FOR IMMEDIATE RELEASE – April 26, 2014 – The Kroger Co. (NYSE: KR) said today it has recalled Private Selection Chocolate Hazelnut Mascarpone Ice Cream and Private Selection Caramel Hazelnut Fudge Truffle Ice Cream sold at the Kroger family of stores in 31 states because the products may contain egg not listed on the label.

WASHINGTON, April 25, 2014 – Knockum Hill Bar-B-Que, a Herndon, Ky. establishment, is recalling approximately 350 pounds of hickory smoked, pit cooked barbecue pork product due to misbranding and an undeclared allergen, the U.S. Department of Agriculture’s Food Safety and Inspection Service (FSIS) announced today. The products are formulated with a basting sauce containing margarine formulated with soy, a known allergen that is not declared on the label of the pork products. The soy in the margarine is in the form of soy lecithin, a liquid soybean oil, and partially hydrogenated soybean oil.

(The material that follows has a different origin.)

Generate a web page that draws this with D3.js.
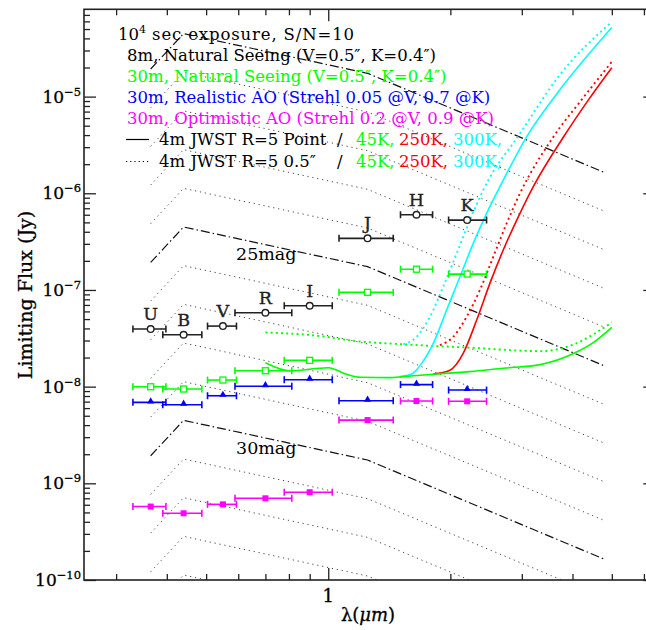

In a statement released on Saturday, May 17, 2014, Kraft Foods Group issued a recall of certain cottage cheese products produced in their Tulare, California plant. According to their statement, some of the ingredients used to produce their cottage cheese were not stored to reflect the company’s temperature standards. Though there have been no illnesses reported, the company is recalling certain affected products.

One might look down the list and say the food system is horribly broken. Recalls happen for many reasons. Better testing, better tracking can also mean that in most cases the system works. The above cases weren’t because someone got sick, but because of labeling issues that *could* result in illness.

Food bacteria is another safety issue:

Escherichia coli is a large group of bacteria; most are harmless, while some can cause serious illness. The strain involved in the sprout-linked outbreak is Shiga toxin-producing Escherichia coli O121.

E. coli infection can lead to severe diarrhea, abdominal pain and vomiting, according to the U.S. Food and Drug Administration. Most people recover within seven days, but some have severe complications, the CDC said. A type of kidney failure called hemolytic-uremic syndrome may result; the elderly and children under 5 are most at risk.

Most listeria infections may not be noticed because the symptoms are mild, according to the Mayo Clinic.

Symptoms of a listeria infection in an otherwise healthy person include fever, muscle aches, stiff neck, headache, loss of balance and convulsions, according to the Centers for Disease Control and Prevention. Diarrhea or other gastrointestinal problems may occur before these symptoms.

Pregnant women infected with listeria may suffer miscarriages, premature delivery or stillbirths. The newborn may have a serious infection if the mother has been sick with it.

Food is not sterile. For over 100 years food has been an issue. Maureen Ogle notes, in her book “In Meat We Trust”:

In early 1917, just weeks before the United States officially entered World War I, food riots erupted in several cities. “We shall have in this country a political revolution, if not something worse,” warned one government official, “unless the question of the furnishing of foods to the people at the lowest possible price is taken up.”

Food concerns aren’t new. The balance of price, cost, safety and availability is fragile. Unlike so many bolts, screws or snaps it takes months to grow food and many links in the chain to get it, as safely as possible, to your table. The decisions made, and the evolution of food production and processing, didn’t just happen. It’s evolved on demand of those living in cities for over 150 years.

Get in touch with the food chain beyond being the end link. Most of the time the plentiful food supply seems taken for granted. Many recalls are label/misbranding issues (which could increase considerably as label requirements increase) which are still safe to eat unless you are allergic to the ingredient that isn’t labeled.

Make your food choices. Learn how it gets to your plate. It’s so much more important than the latest celebrity gossip! It’s in your home. Whether that’s from one of our farm shares or from the local grocery store, all strive to efficiently provide safe food.